Why Losing at Melbourne Was the Best Thing That Could Happen
Musings on the fourth Ashes Test from an anonymous former Australian Test cricketer
Let me tell you why losing at Melbourne was the smartest thing Australia’s done all series.
Forget switching Trav to the top of the order to kickstart our summer. Forget Kez standing up to the stumps to blow the brain gaskets of every muddleheaded Pom who wants to wander down the pitch like they’re on a bushwalk. Forget flying in Cummo to win us the one Test, then sending him back off to Cotton Wool Land to shoot more Chemist Warehouse commercials or pose for GQ in thoughtful solar-powered black and white photos or whatever the hell the handsome bugger spends his spare time doing.
Nah, the smartest thing we did all summer was lose at the MCG in two days and let England think they’ve figured something out.
Now, I don’t know if Ron McDonald planned this, but I wouldn’t put it past him. The bloke’s a complete nerd - all numbers and analytics and contingency plans and pie charts about how many pie charts he has in his PowerPoint slides. Probably has a spreadsheet for how many times Starcy should adjust his box per over. Or how many times he should adjust Root’s.
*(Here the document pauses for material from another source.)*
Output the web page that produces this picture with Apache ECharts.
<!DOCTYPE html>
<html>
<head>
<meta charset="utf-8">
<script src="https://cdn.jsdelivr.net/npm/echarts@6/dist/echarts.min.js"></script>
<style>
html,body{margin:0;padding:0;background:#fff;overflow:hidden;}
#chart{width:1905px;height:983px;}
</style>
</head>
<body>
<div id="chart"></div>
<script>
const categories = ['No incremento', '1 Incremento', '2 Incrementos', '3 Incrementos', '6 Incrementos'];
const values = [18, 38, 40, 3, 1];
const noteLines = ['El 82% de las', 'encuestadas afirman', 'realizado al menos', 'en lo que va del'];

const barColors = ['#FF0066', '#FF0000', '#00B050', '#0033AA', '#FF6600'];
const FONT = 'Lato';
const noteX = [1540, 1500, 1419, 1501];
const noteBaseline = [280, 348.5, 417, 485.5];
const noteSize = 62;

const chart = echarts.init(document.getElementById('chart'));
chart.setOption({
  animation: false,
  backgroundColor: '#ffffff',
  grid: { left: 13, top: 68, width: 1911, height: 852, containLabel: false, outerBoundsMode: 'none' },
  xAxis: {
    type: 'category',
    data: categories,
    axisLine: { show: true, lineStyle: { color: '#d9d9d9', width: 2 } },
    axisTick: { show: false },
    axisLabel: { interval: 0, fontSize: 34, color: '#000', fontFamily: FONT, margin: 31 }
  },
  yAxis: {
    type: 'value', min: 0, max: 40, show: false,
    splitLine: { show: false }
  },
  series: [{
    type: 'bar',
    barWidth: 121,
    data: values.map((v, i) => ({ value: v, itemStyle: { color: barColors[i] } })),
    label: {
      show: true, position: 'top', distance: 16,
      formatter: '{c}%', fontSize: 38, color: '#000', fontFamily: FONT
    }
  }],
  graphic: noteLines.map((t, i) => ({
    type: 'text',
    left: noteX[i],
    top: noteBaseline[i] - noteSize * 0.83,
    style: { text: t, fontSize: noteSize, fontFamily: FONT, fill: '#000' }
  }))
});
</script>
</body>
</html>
What I’m saying is that you can’t put anything past these analytical poindexters. Always playing the long game, seeing patterns us normal blokes miss. Could be he looked at that green top and thought ‘you know what, losing here might actually win us the next three Ashes series.’
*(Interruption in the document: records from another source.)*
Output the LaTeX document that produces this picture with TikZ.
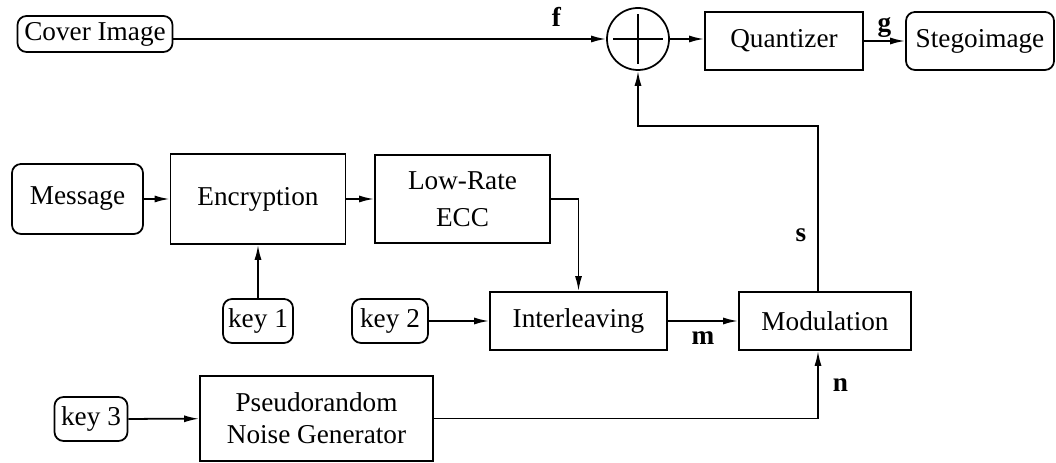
\documentclass[tikz,border=0pt]{standalone}
\usepackage{fontspec}
\setmainfont{Liberation Serif}
\usetikzlibrary{arrows.meta}

\begin{document}
\begin{tikzpicture}[x=0.2mm, y=-0.2mm, line width=1pt,
  >={Latex[length=3mm,width=1.4mm]},
  font=\fontsize{15.5}{18}\selectfont,
  blk/.style={draw, rectangle, align=center, inner sep=0pt},
  rblk/.style={blk, rounded corners=1.8mm},
  lbl/.style={font=\fontsize{15.5}{18}\selectfont\bfseries, inner sep=0pt}]
\useasboundingbox (0,0) rectangle (1056,463);

% 上段
\node[rblk, minimum width=31mm, minimum height=7.2mm] (cover) at (95,34) {Cover Image};
\node[draw, circle, minimum size=12.4mm, inner sep=0pt] (sum) at (638,39) {};
\draw ([yshift=-1.4mm]sum.north) -- ([yshift=1.4mm]sum.south);
\draw ([xshift=1.4mm]sum.west) -- ([xshift=-1.4mm]sum.east);
\node[blk, minimum width=31.6mm, minimum height=11.6mm] (quant) at (784,41) {Quantizer};
\node[rblk, minimum width=29.6mm, minimum height=11.6mm] (stego) at (980,41) {Stegoimage};

\draw[->] (sum.west -| cover.east) -- (sum.west) node[lbl, pos=0.885, above=2.4mm] {f};
\draw[->] (sum.east) -- (sum.east -| quant.west);
\draw[->] (quant) -- (stego) node[lbl, midway, above=0.6mm] {g};

% 中段
\node[rblk, minimum width=26.2mm, minimum height=14mm] (msg) at (77.5,199) {Message};
\node[blk, minimum width=35mm, minimum height=18mm] (enc) at (258,199) {Encryption};
\node[blk, minimum width=35mm, minimum height=17.6mm] (ecc) at (462.5,199) {Low-Rate\\[3pt]ECC};
\node[rblk, minimum width=14mm, minimum height=8.8mm] (key1) at (258,321) {key 1};
\node[rblk, minimum width=15.2mm, minimum height=8.8mm] (key2) at (390,321) {key 2};
\node[blk, minimum width=35.4mm, minimum height=11.6mm] (inter) at (578.5,321) {Interleaving};
\node[blk, minimum width=34.4mm, minimum height=11.6mm] (mod) at (825,321) {Modulation};

\draw[->] (msg) -- (enc);
\draw[->] (enc) -- (ecc);
\draw[->] (ecc.east) -| (inter.north);
\draw[->] (key1) -- (enc);
\draw[->] (key2) -- (inter);
\draw[->] (inter) -- (mod) node[lbl, midway, below=2mm] {m};
\draw[->] ([xshift=-1.4mm]mod.north) -- node[lbl, pos=0.34, left=2.2mm] {s} ++(0,-165) -| (sum.south);

% 下段
\node[rblk, minimum width=14.6mm, minimum height=8.8mm] (key3) at (91,419) {key 3};
\node[blk, minimum width=46.6mm, minimum height=17mm] (noise) at (316.5,418.5) {Pseudorandom\\Noise Generator};

\draw[->] (key3) -- (noise);
\draw[->] (noise.east) -| ([xshift=-1.4mm]mod.south) node[lbl, pos=0.75, right=2.8mm] {n};

\end{tikzpicture}
\end{document}
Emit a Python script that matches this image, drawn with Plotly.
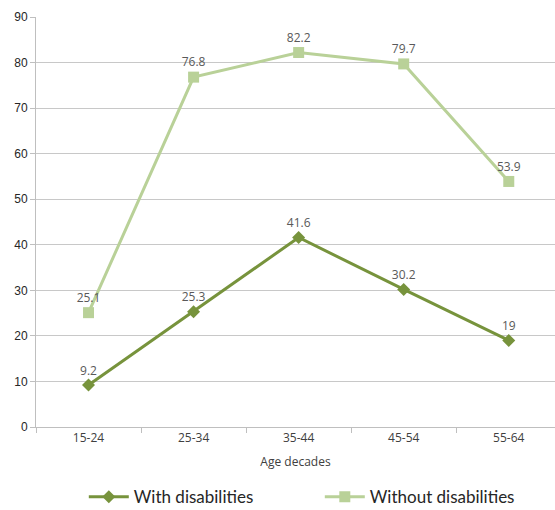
import plotly.graph_objects as go

# Age groups and rates for each group
age_groups = ["15-24", "25-34", "35-44", "45-54", "55-64"]
with_disabilities = [9.2, 25.3, 41.6, 30.2, 19]
without_disabilities = [25.1, 76.8, 82.2, 79.7, 53.9]
y_ticks = [0, 10, 20, 30, 40, 50, 60, 70, 80, 90]

dark_green = "#77933C"
light_green = "#B9D198"
label_color = "#595959"

fig = go.Figure()

fig.add_trace(go.Scatter(
    x=age_groups, y=with_disabilities, name="With disabilities",
    mode="lines+markers+text",
    line=dict(color=dark_green, width=3),
    marker=dict(symbol="diamond", size=10, color=dark_green),
    text=[f"{v:g}" for v in with_disabilities], textposition="top center",
    textfont=dict(family="Open Sans", size=12, color=label_color),
    cliponaxis=False,
))

fig.add_trace(go.Scatter(
    x=age_groups, y=without_disabilities, name="Without disabilities",
    mode="lines+markers+text",
    line=dict(color=light_green, width=3),
    marker=dict(symbol="square", size=11, color=light_green),
    text=[f"{v:g}" for v in without_disabilities], textposition="top center",
    textfont=dict(family="Open Sans", size=12, color=label_color),
    cliponaxis=False,
))

fig.update_layout(
    width=555, height=510,
    margin=dict(l=36, r=0, t=17, b=83, autoexpand=False),
    paper_bgcolor="white", plot_bgcolor="white",
    font=dict(family="Open Sans", color="#404040"),
    showlegend=True,
    legend=dict(
        orientation="h", xref="container", x=0.151, xanchor="left",
        yref="container", y=0.025, yanchor="middle",
        font=dict(family="Lato", size=17, color="#262626"),
        entrywidth=181, traceorder="normal",
        itemwidth=40,
    ),
    xaxis=dict(
        type="category", range=[-0.5, 4.44],
        showgrid=False, showline=True, linecolor="#BFBFBF", linewidth=1,
        ticks="outside", tickson="boundaries", ticklen=5, tickcolor="#BFBFBF",
        tickfont=dict(family="Open Sans", size=12, color="#404040"),
        title=dict(text="Age decades", standoff=12,
                   font=dict(family="Open Sans", size=12, color="#404040")),
        zeroline=False, automargin=False,
    ),
    yaxis=dict(
        range=[0, 90], tickvals=y_ticks,
        showgrid=True, gridcolor="#C8C8C8", gridwidth=1,
        showline=True, linecolor="#BFBFBF", linewidth=1,
        ticks="outside", ticklen=5, tickcolor="#BFBFBF",
        tickfont=dict(family="Liberation Sans", size=12, color="#262626"),
        zeroline=False, automargin=False,
    ),
)

fig.write_html("out.html")
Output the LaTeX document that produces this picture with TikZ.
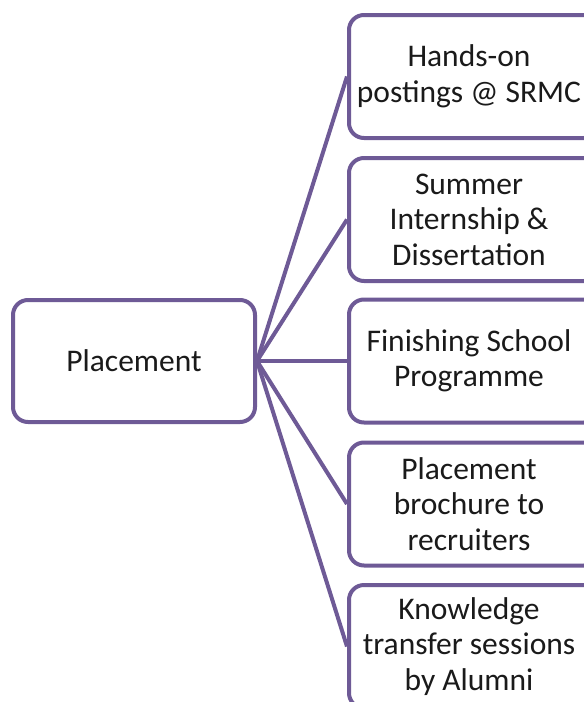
\documentclass[tikz,border=0pt]{standalone}
\usepackage{fontspec}
\setmainfont{Carlito}
\definecolor{boxpurple}{HTML}{6E5A96}
\definecolor{txt}{HTML}{1A1A1A}
\begin{document}
\begin{tikzpicture}[x=1pt,y=-1pt,
  box/.style={draw=boxpurple, line width=4pt, rounded corners=15pt, fill=white, inner sep=0pt},
  lbl/.style={align=center, text=txt, font=\fontsize{31.5}{35.5}\selectfont, inner sep=0pt},
  leftbox/.style={box, minimum width=242pt, minimum height=122pt},
  rightbox/.style={box, minimum width=250pt, minimum height=123pt},
  link/.style={draw=boxpurple, line width=4pt}]
\useasboundingbox (0,0) rectangle (584,702);
% hub
\node[leftbox] (hub) at (134,361) {};
\node[lbl] (hubtext) at (hub) {Placement};
% branch boxes (they run past the right margin)
\node[rightbox] (r1) at (474,76.5) {};
\node[rightbox] (r2) at (474,219.5) {};
\node[rightbox] (r3) at (474,361) {};
\node[rightbox] (r4) at (474,504) {};
\node[rightbox] (r5) at (474,646.5) {};
% branch labels
\node[lbl] (t1) at (469,76.5) {Hands-on\\postings @ SRMC};
\node[lbl] (t2) at (469,219.5) {Summer\\Internship \&\\Dissertation};
\node[lbl] (t3) at (469,361) {Finishing School\\Programme};
\node[lbl] (t4) at (469,504) {Placement\\brochure to\\recruiters};
\node[lbl] (t5) at (469,646.5) {Knowledge\\transfer sessions\\by Alumni};
% spokes
\foreach \n in {r1,r2,r3,r4,r5}
  \draw[link] (hub.east) -- (\n.west);
\end{tikzpicture}
\end{document}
Look, probably not. Nobody sets out to lose a Test match - goes against everything the baggy green stands for. But then again, you don’t get to be national coach by thinking like a normal person. Those blokes play 4D chess while we’re still trying to remember how to set up the board.
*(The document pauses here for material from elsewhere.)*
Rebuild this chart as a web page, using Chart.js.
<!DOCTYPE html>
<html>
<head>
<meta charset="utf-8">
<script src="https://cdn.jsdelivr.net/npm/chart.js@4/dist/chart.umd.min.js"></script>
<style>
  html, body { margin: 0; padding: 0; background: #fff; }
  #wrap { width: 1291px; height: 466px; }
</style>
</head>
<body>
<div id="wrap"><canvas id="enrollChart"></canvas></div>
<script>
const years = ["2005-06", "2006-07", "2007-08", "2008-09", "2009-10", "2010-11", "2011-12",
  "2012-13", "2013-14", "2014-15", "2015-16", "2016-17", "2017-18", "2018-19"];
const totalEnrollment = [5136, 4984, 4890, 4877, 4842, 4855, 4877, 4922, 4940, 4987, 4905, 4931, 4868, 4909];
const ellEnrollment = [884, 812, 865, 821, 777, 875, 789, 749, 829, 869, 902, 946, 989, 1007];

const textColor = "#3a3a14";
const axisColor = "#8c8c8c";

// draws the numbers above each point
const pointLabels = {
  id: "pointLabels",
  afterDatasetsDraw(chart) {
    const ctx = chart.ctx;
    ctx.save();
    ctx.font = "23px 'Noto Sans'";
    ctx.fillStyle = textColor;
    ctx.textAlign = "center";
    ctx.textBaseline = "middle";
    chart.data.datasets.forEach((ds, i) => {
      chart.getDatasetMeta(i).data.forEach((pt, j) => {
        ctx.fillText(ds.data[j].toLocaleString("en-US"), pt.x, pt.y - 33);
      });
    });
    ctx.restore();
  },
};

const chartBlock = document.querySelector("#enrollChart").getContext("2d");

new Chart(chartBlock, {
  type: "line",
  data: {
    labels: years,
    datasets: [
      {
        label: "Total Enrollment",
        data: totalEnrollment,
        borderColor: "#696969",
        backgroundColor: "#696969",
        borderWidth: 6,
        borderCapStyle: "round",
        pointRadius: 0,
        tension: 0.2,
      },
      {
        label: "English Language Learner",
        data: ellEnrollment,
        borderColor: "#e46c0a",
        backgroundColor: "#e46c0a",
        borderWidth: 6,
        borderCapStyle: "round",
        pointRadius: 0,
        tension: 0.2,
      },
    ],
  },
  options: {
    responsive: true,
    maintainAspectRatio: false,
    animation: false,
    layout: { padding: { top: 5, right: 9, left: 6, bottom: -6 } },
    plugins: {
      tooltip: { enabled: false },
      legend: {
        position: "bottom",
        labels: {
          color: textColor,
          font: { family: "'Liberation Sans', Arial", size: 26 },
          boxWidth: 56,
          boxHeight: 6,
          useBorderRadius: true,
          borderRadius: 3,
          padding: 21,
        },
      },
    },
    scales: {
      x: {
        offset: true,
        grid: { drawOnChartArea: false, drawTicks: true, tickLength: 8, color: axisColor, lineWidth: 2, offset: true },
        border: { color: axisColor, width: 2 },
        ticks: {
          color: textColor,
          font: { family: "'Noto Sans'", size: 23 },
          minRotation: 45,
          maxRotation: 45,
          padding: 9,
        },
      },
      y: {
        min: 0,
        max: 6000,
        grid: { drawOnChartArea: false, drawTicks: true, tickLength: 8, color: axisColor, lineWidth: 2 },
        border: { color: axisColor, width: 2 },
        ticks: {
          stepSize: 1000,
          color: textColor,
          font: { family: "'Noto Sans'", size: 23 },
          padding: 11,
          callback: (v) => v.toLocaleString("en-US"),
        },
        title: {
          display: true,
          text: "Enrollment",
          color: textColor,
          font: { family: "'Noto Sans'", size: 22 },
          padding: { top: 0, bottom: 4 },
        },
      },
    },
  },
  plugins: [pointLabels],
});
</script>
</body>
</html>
But whether McDonald engineered it or just got lucky, the result’s the same: absolutely perfect. England’s walking away from that shitshow thinking Bazball works. They’re convinced now. Adelaide proved abandoning it doesn’t help - they tried batting like adults and got pumped anyway. Melbourne proved committing to it wins matches. Open and shut case in the twin brain cell potato brains of McCullum and Stokes, yeah?
Sure, we all know it’s completely wrong-headed. But they don’t know that, do they? And that’s bloody brilliant for us.
Because here’s what actually happened at Melbourne: the MCG rolled out the greenest bloody monstrosity you’ve seen since my youngest kid played Shrek in the Sunday School nativity play. The curator left ten millimetres of grass on the pitch, for reasons known only to himself. (By the way, since when do groundsmen tell us how closely they mow their grass? Or not, as in this case. Do we really need to know these things to the fucken millimetre? ‘Oh, you thought this was six bees’ dicks’ worth of greenery? I’m sorry to tell you, Smudge, that it’s actually eleven and a half mozzie testicles’.)
Look, whatever. It was a green top. We’ve all played on them and survived. Hell, thrived. I remember Tugga and Gilly on a classic green mamba against the Saffers one time - the skipper doing his ‘not going to catch me hooking’, jumping out of the way, squirting singles to deep fine, accumulation business, while ol’ Churchy just teed off like an absolute lug-eared maniac. Great stuff. Everybody has their own methods.